Saudisation programme causing project delays
Drive to replace foreign workers with locals disrupting industry
Saudi Arabia’s drive to get more of its nationals employed in the construction industry is having a negative effect on the delivery of projects, according to an industry expert.
Since June 2011, companies in Saudi Arabia have operated under the Nitaqat (meaning “zones” or “ranges”) Saudisation programme, a system of penalties and incentives that encourages firms to employ a greater percentage of Saudi nationals.
Full implementation of this ministerial resolution was required by last year, with government figures stating that it has provided around 255,000 jobs to Saudi nationals since it came into effect.
However, a source has told Arab News that the programme, along with the government’s visa crackdown last year which saw tens of thousands of foreign construction workers sent home, has had a devastating effect on Saudi Arabia’s construction industry.
“Many projects in both the public and private sectors are pending. Various buildings under construction in the Saudi capital look abandoned because workers are nowhere in sight,” said the source.
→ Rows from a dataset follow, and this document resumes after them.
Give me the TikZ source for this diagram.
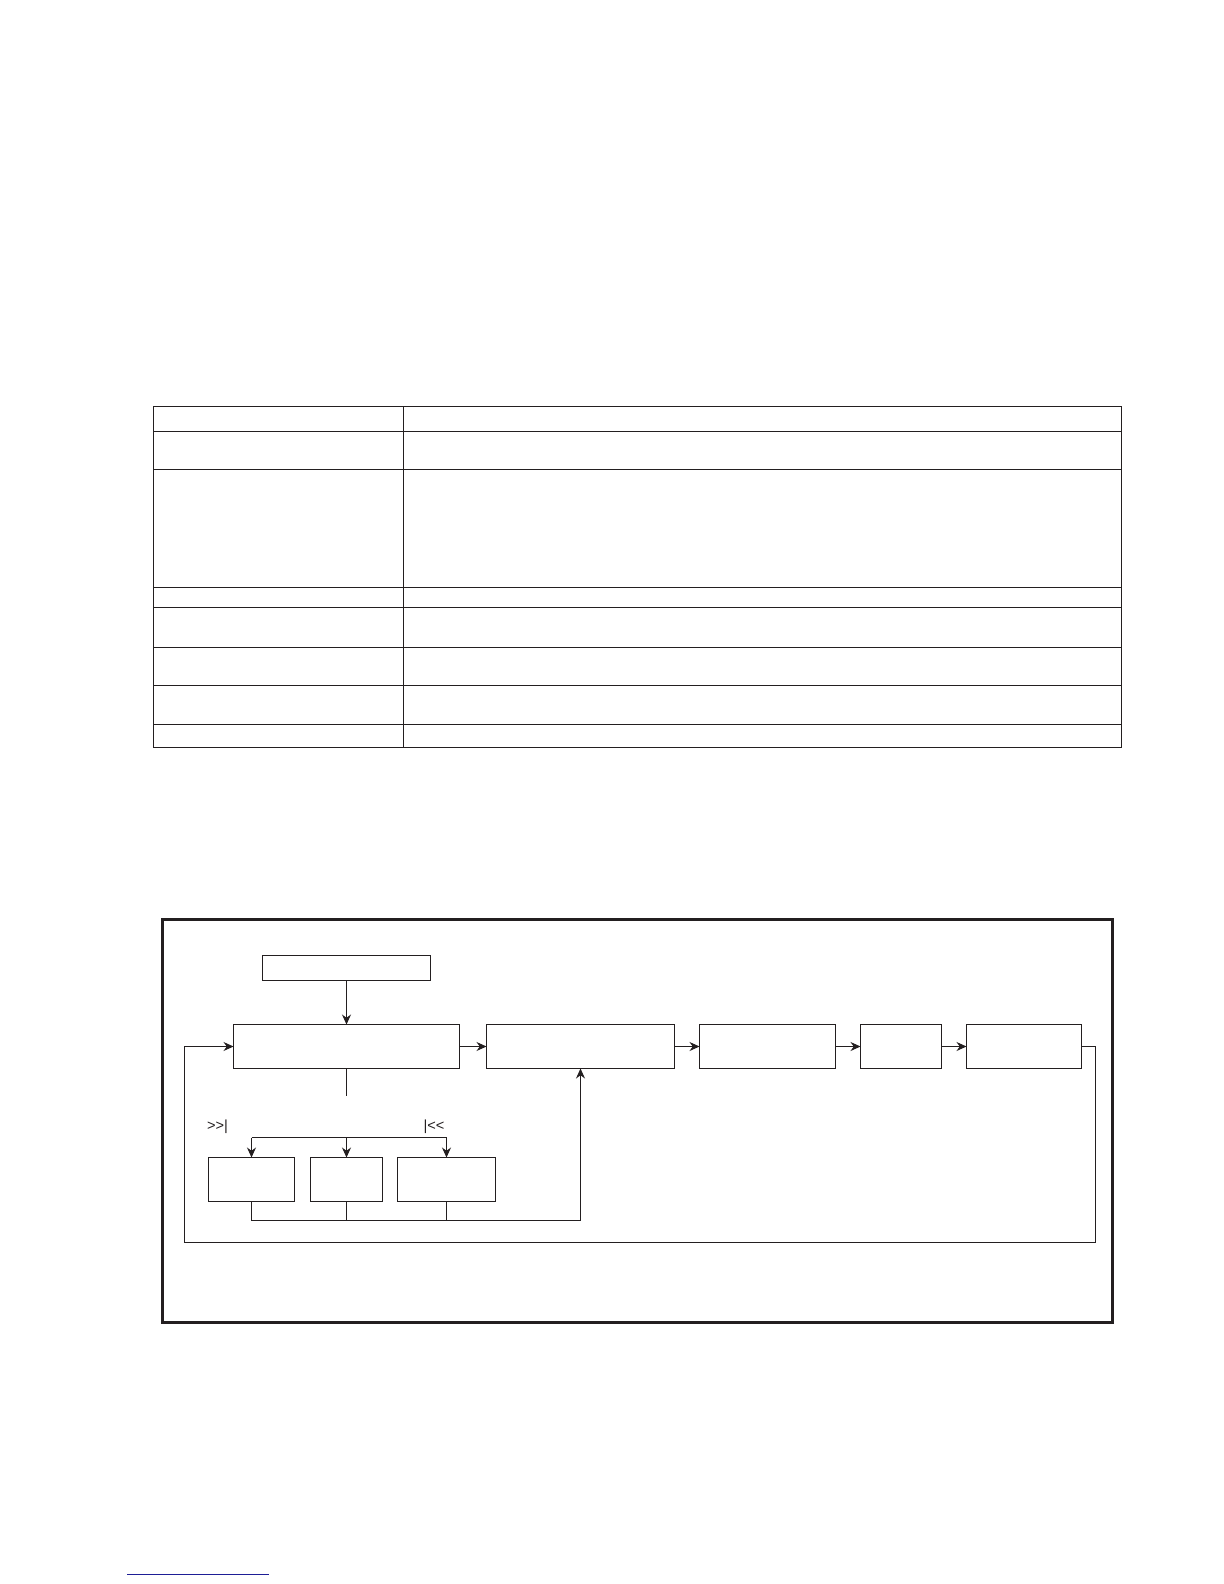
\documentclass[tikz,border=0pt]{standalone}
\usepackage{fontspec}
\setmainfont{Liberation Sans}
\usetikzlibrary{arrows.meta}
\definecolor{ink}{RGB}{35,31,32}
\definecolor{linkblue}{RGB}{30,30,150}
\tikzset{
  box/.style={draw=ink, line width=0.55pt, rectangle, inner sep=0pt, outer sep=0pt, minimum height=22pt},
  subbox/.style={box, minimum height=22pt},
  wire/.style={draw=ink, line width=0.55pt},
  arr/.style={wire, -{Stealth[length=5pt, width=4.5pt]}},
  grid/.style={draw=ink, line width=0.6pt},
  frame/.style={draw=ink, line width=1.5pt},
  lbl/.style={inner sep=0pt, outer sep=0pt, font=\fontsize{7.3}{8}\selectfont, text=ink},
  link/.style={draw=linkblue, line width=0.6pt}
}
\begin{document}
\begin{tikzpicture}[x=0.5pt, y=-0.5pt]
\useasboundingbox (0,0) rectangle (1224,1584);

% ---------- table (empty grid) ----------
\draw[grid] (153.5,406.5) rectangle (1121.5,747.5);
\draw[grid] (403.5,406.5) -- (403.5,747.5);
\foreach \yy in {431.5,469.5,587.5,607.5,647.5,685.5,724.5}
  \draw[grid] (153.5,\yy) -- (1121.5,\yy);

% ---------- outer frame ----------
\draw[frame] (162.5,919.5) rectangle (1112.5,1322.5);

% ---------- flowchart boxes ----------
\node[box, minimum width=84pt, minimum height=12.5pt] (top) at (346.5,968) {};
\node[box, minimum width=113pt] (A) at (346.5,1046.5) {};
\node[box, minimum width=94pt]  (B) at (580.5,1046.5) {};
\node[box, minimum width=68pt]  (C) at (767.5,1046.5) {};
\node[box, minimum width=40.5pt] (D) at (901,1046.5) {};
\node[box, minimum width=57.5pt] (E) at (1024,1046.5) {};

\node[subbox, minimum width=43pt] (S1) at (251.5,1179.5) {};
\node[subbox, minimum width=36pt] (S2) at (346.5,1179.5) {};
\node[subbox, minimum width=49pt] (S3) at (446.5,1179.5) {};

% labels
\node[lbl, anchor=west] (fwd) at (207,1127) {>{}>|};
\node[lbl, anchor=west] (rev) at (423.5,1127) {|<{}<};

% helper coordinates
\coordinate (stub) at (346.5,1095.7);
\coordinate (br)   at (346.5,1137.5);
\coordinate (ret)  at (580.5,1220.5);
\coordinate (loopR) at (1095.5,1242.5);
\coordinate (loopL) at (184.5,1242.5);

% ---------- connectors ----------
\draw[arr] (top.south) -- (A.north);
\draw[arr] (A.east) -- (B.west);
\draw[arr] (B.east) -- (C.west);
\draw[arr] (C.east) -- (D.west);
\draw[arr] (D.east) -- (E.west);

\draw[arr] (E.east) -| (loopR) -- (loopL) |- (A.west);

\draw[wire] (A.south) -- (stub);

\draw[wire] (S1.north |- br) -- (S3.north |- br);
\draw[arr] (S1.north |- br) -- (S1.north);
\draw[arr] (br) -- (S2.north);
\draw[arr] (S3.north |- br) -- (S3.north);

\draw[arr] (S1.south) |- (ret) -- (B.south);
\draw[wire] (S2.south) -- (S2.south |- ret);
\draw[wire] (S3.south) -- (S3.south |- ret);

% ---------- bottom link underline ----------
\draw[link] (127.3,1574.5) -- (268.7,1574.5);
\end{tikzpicture}
\end{document}
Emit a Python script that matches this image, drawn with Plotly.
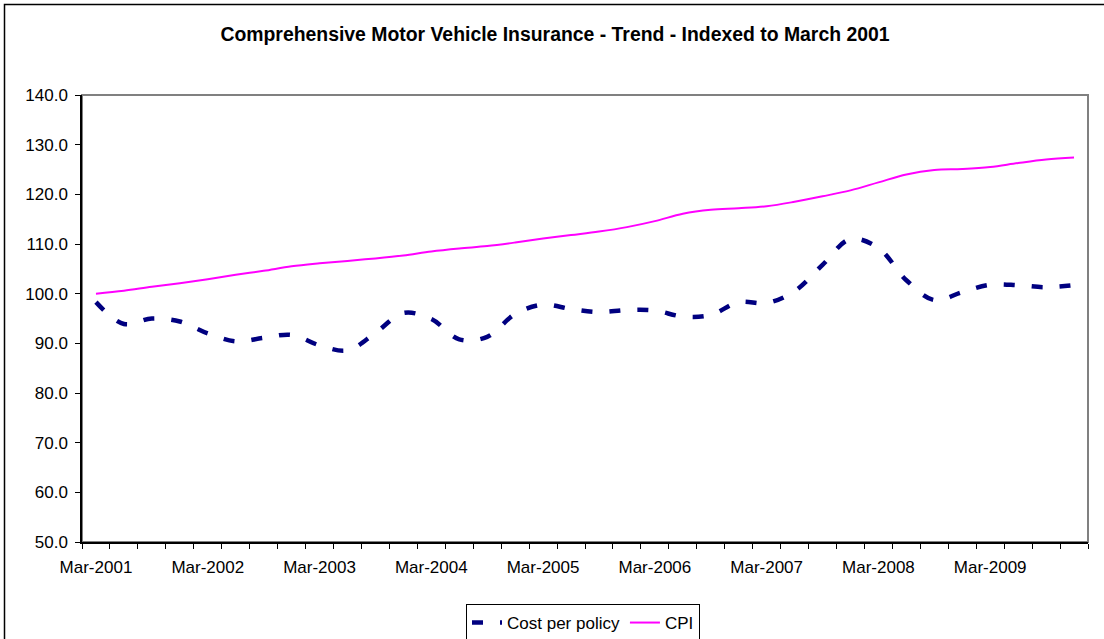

He added that the expense of securing visas for additional foreign workers is too great for most small contractors to afford.
“The price of visas is too costly, in addition to the additional SAR 2,400 per year for each expat. In fact, some contractors have abandoned their projects,” he said.
Contractors in Saudi Arabia requiring 50 visas or more for foreign workers have to go to what is called a “mega house” where each visa costs SAR 8,000.
The source said that some contractors with deep pockets are able to continue their work on projects like King Abdullah Financial District (KAFD), albeit with a skeletal force.
“This explains why there are about a hundred or more workers at the project site during working hours,” he said.